Pakistani security officials refused to confirm or deny the raid publicly or the arrests of the activists from LeT, which is thought to have close links to the nation's powerful Inter-Services Intelligence agency (ISI).
Government officials, speaking off the record, said that Pakistani troops raided a large compound belonging to Jamaat-ud-Dawa (JuD), the parent organisation of LeT, about three miles outside Muzaffarabad. Residents said that they saw army helicopters taking part in the raid and heard gunfire and explosions.
The compound has been known for years as a training camp for LeT, which was founded in 1989 with the help of the ISI to fight Indian rule in the disputed region of Kashmir.
LeT was banned in Pakistan in 2002 after its militants attacked the Indian Parliament, prompting India and Pakistan to mass troops on their common border and almost sparking a fourth war between the nuclear-armed neighbours.
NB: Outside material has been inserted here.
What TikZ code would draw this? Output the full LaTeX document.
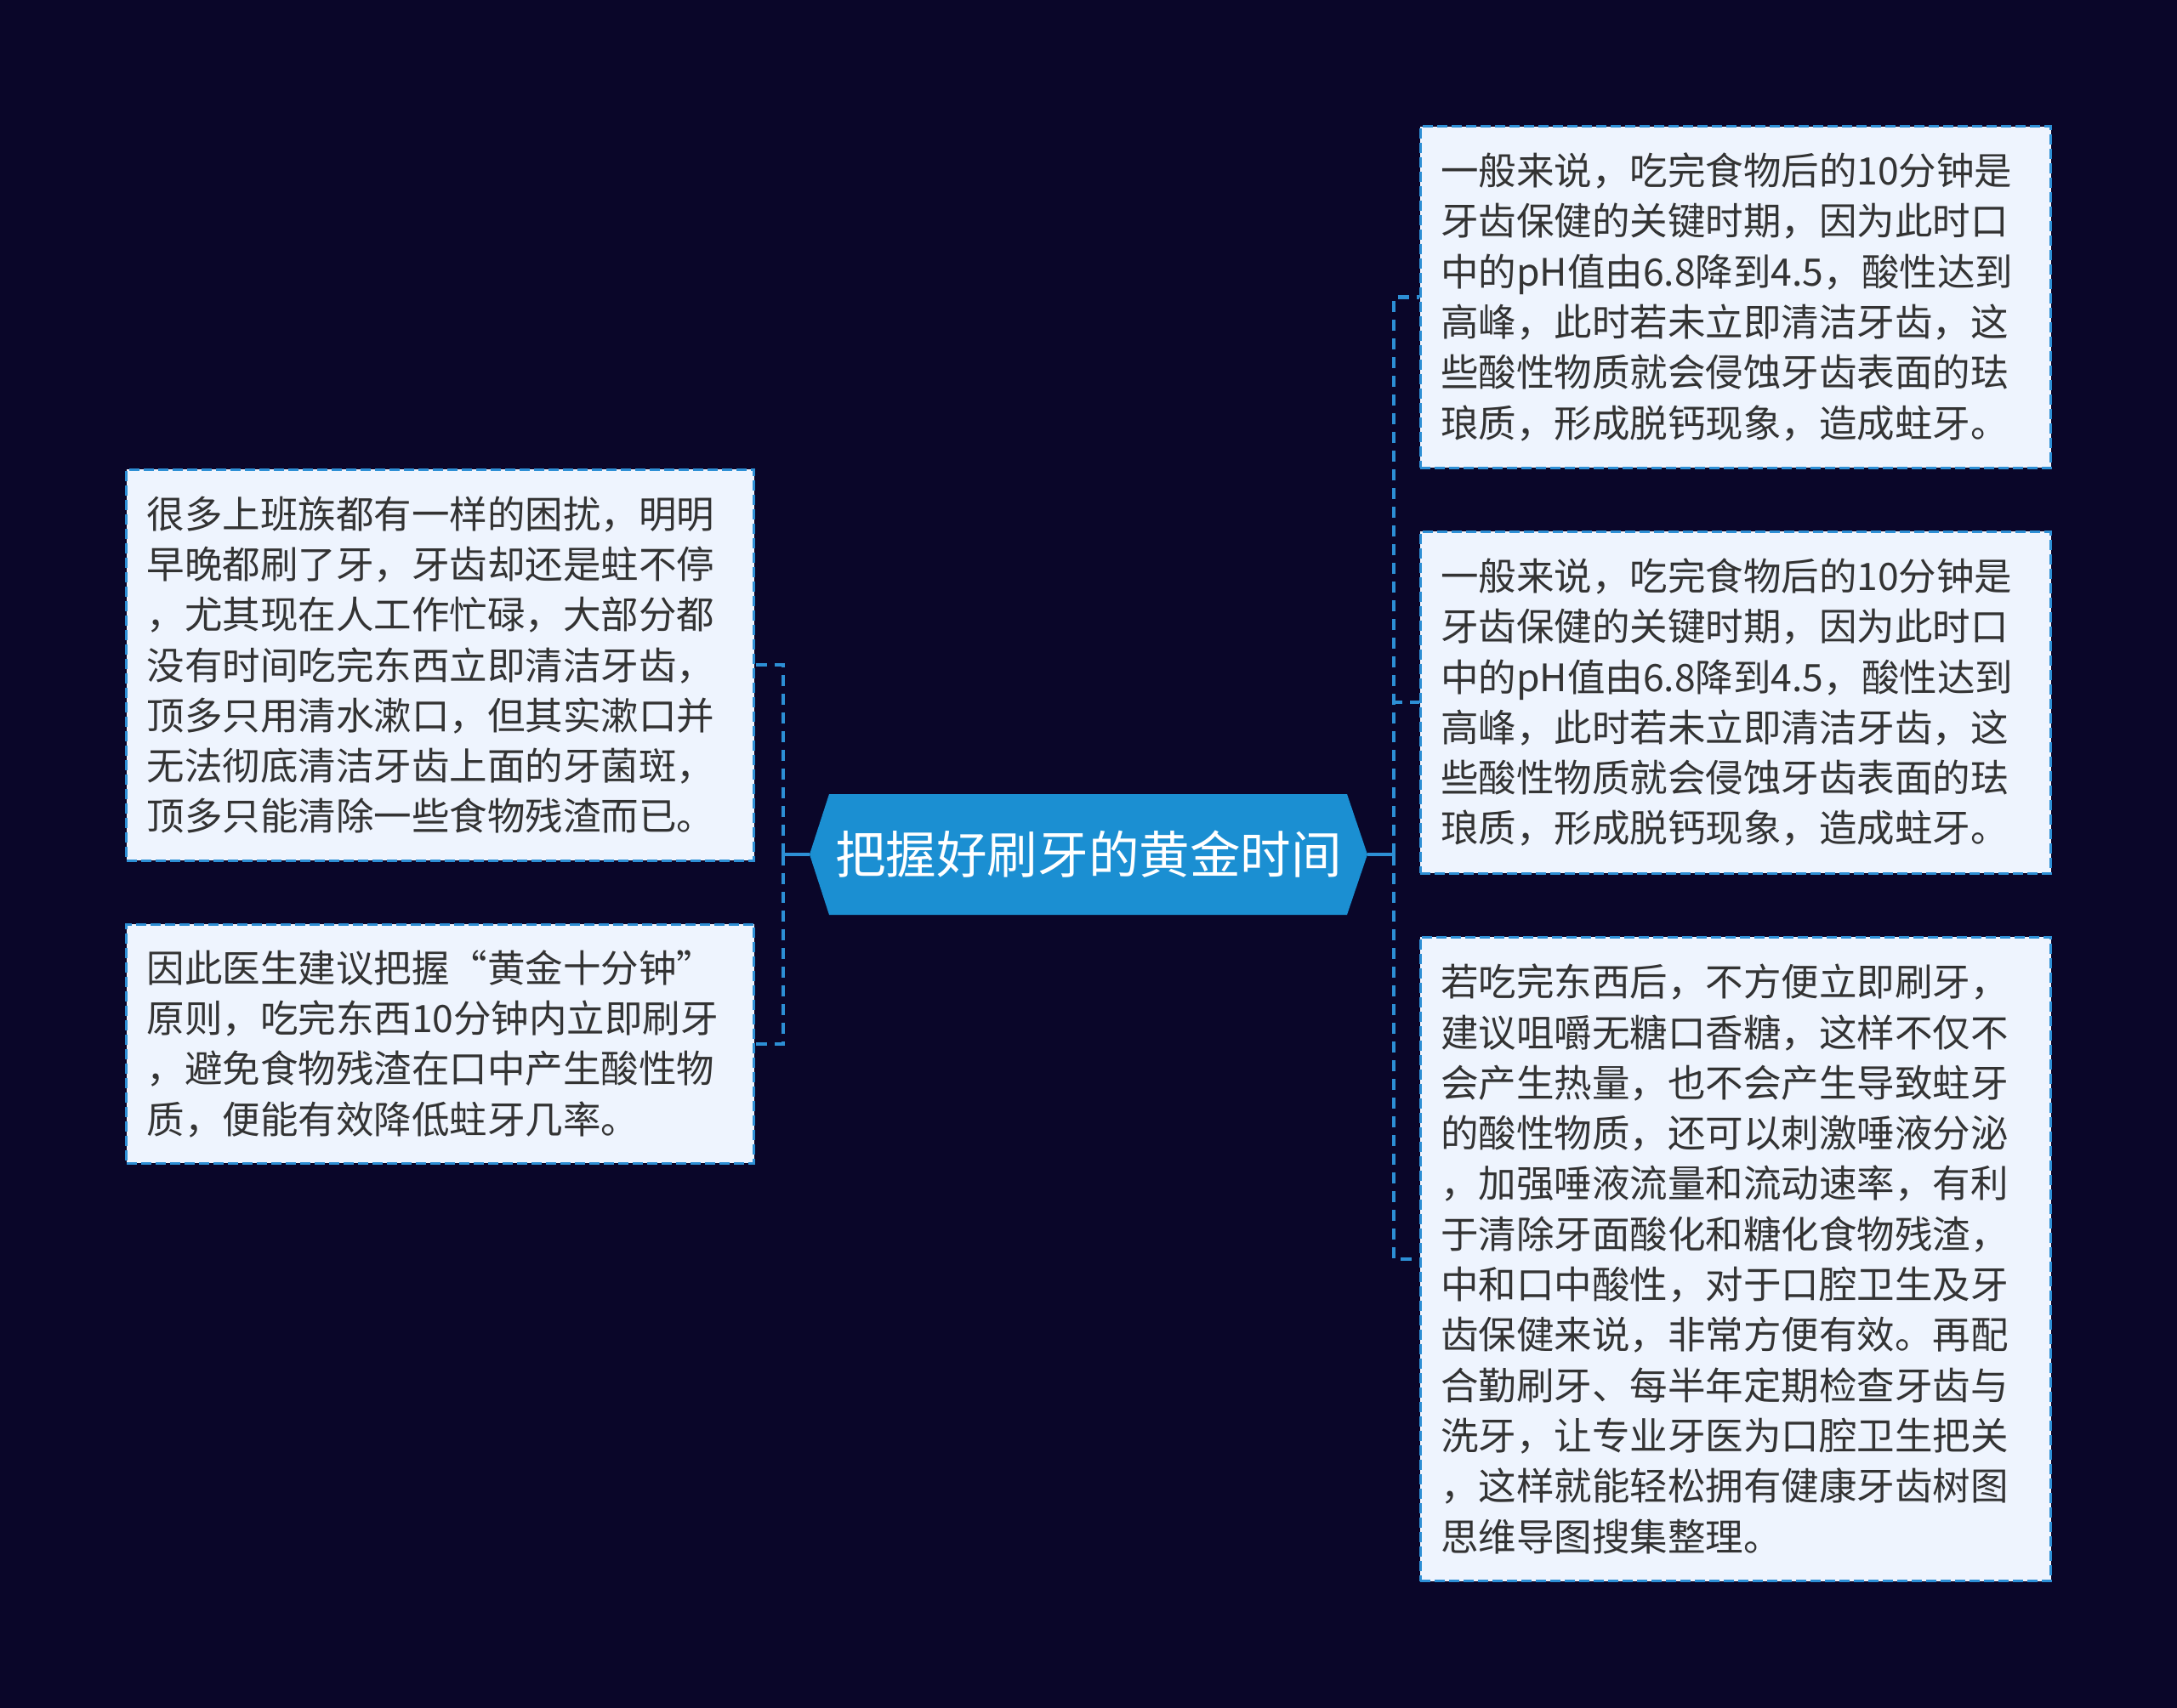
\documentclass[tikz,border=0pt]{standalone}
\usepackage{fontspec}
\setmainfont{Noto Sans CJK SC}
\usetikzlibrary{calc}
\definecolor{bgcol}{HTML}{0A0629}
\definecolor{hexcol}{HTML}{1B8FD2}
\definecolor{boxfill}{HTML}{EEF4FE}
\definecolor{boxline}{HTML}{2D8FD5}
\definecolor{txtcol}{HTML}{333333}
\newcommand\boxfont{\fontsize{44.5}{59.3}\selectfont}
\newcommand\centerfont{\fontsize{59.6}{70}\selectfont}
\begin{document}
\begin{tikzpicture}[x=1pt,y=-1pt,
  leafbox/.style={draw=boxline, fill=boxfill, line width=3pt, dash pattern=on 12pt off 5pt,
    inner xsep=24pt, inner ysep=0pt, align=left, text=txtcol, font=\boxfont, anchor=center},
  conn/.style={draw=boxline, line width=4.5pt, dash pattern=on 13pt off 9pt},
  stub/.style={draw=boxline, line width=4.5pt}]
\useasboundingbox[fill=bgcol] (0,0) rectangle (2560,2009);
% central hexagon
\fill[hexcol] (952,1005) -- (975,934) -- (1584,934) -- (1608,1005) -- (1584,1076) -- (975,1076) -- cycle;
\node[minimum width=656pt, minimum height=142pt, inner sep=0pt, text=white, font=\centerfont] (c) at (1280,1005) {把握好刷牙的黄金时间};
\coordinate (tl) at ($(c.west)+(-31,0)$);
\coordinate (tr) at ($(c.east)+(31,0)$);
% left boxes
\node[leafbox, text width=690pt, minimum height=460pt] (l1) at (517.6,782.1) {很多上班族都有一样的困扰，明明\\早晚都刷了牙，牙齿却还是蛀不停\\，尤其现在人工作忙碌，大部分都\\没有时间吃完东西立即清洁牙齿，\\顶多只用清水漱口，但其实漱口并\\无法彻底清洁牙齿上面的牙菌斑，\\顶多只能清除一些食物残渣而已。};
\node[leafbox, text width=690pt, minimum height=281pt] (l2) at (517.6,1227.8) {因此医生建议把握“黄金十分钟”\\原则，吃完东西10分钟内立即刷牙\\，避免食物残渣在口中产生酸性物\\质，便能有效降低蛀牙几率。};
% right boxes
\node[leafbox, text width=693.5pt, minimum height=401.6pt] (r1) at (2040.8,349.4) {一般来说，吃完食物后的10分钟是\\牙齿保健的关键时期，因为此时口\\中的pH值由6.8降到4.5，酸性达到\\高峰，此时若未立即清洁牙齿，这\\些酸性物质就会侵蚀牙齿表面的珐\\琅质，形成脱钙现象，造成蛀牙。};
\node[leafbox, text width=693.5pt, minimum height=401.6pt] (r2) at (2040.8,826.2) {一般来说，吃完食物后的10分钟是\\牙齿保健的关键时期，因为此时口\\中的pH值由6.8降到4.5，酸性达到\\高峰，此时若未立即清洁牙齿，这\\些酸性物质就会侵蚀牙齿表面的珐\\琅质，形成脱钙现象，造成蛀牙。};
\node[leafbox, text width=693.5pt, minimum height=757.6pt] (r3) at (2040.8,1480.8) {若吃完东西后，不方便立即刷牙，\\建议咀嚼无糖口香糖，这样不仅不\\会产生热量，也不会产生导致蛀牙\\的酸性物质，还可以刺激唾液分泌\\，加强唾液流量和流动速率，有利\\于清除牙面酸化和糖化食物残渣，\\中和口中酸性，对于口腔卫生及牙\\齿保健来说，非常方便有效。再配\\合勤刷牙、每半年定期检查牙齿与\\洗牙，让专业牙医为口腔卫生把关\\，这样就能轻松拥有健康牙齿树图\\思维导图搜集整理。};
% connectors
\draw[stub] (c.west) -- (tl);
\draw[stub] (c.east) -- (tr);
\draw[conn] (tl) |- (l1.east);
\draw[conn] (tl) |- (l2.east);
\draw[conn] (tr) |- (r1.west);
\draw[conn] (tr) |- (r2.west);
\draw[conn] (tr) |- (r3.west);
\end{tikzpicture}
\end{document}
However, security analysts and officials say the group has continued to operate freely, and has even grown in popularity and strength, under the banner of JuD, which is led by LeT's founder, Hafiz Mohammed Saeed.
Mr Saeed, who has denied any part in the Mumbai attacks, condemned the raid on his organisation's compound. “The Government has shown signs of weakness by targeting Kashmiri organisations,” he said. “India wants to crush the independence movement of Kashmir using the Mumbai attacks as a pretext.”
Lakhvi, the alleged mastermind of the Mumbai attack, was also a founder of LeT and has worked under several aliases as the group's supreme operational commander. US officials say that he has directed the group's operations in Kashmir, Chechnya, Bosnia and South-East Asia.
Also known as Abdullah Azam, he comes from Okara district in Pakistan's central province of Punjab, which is where Ajmal Amir Kasab, the only militant captured in the Mumbai attacks, was born and raised. Indian investigators say that Kasab has identified Lakhvi as one of his LeT contacts and admitted undergoing training at militant camps in Pakistan, including one near Muzaffarabad.
Yesterday Pakistani government and military leaders met in Islamabad to discuss the security situation. “Pakistan rejects terrorism in all forms and manifestations, and recognises that action against terrorism is integral to its core interests,” the Government said in a statement after the meeting.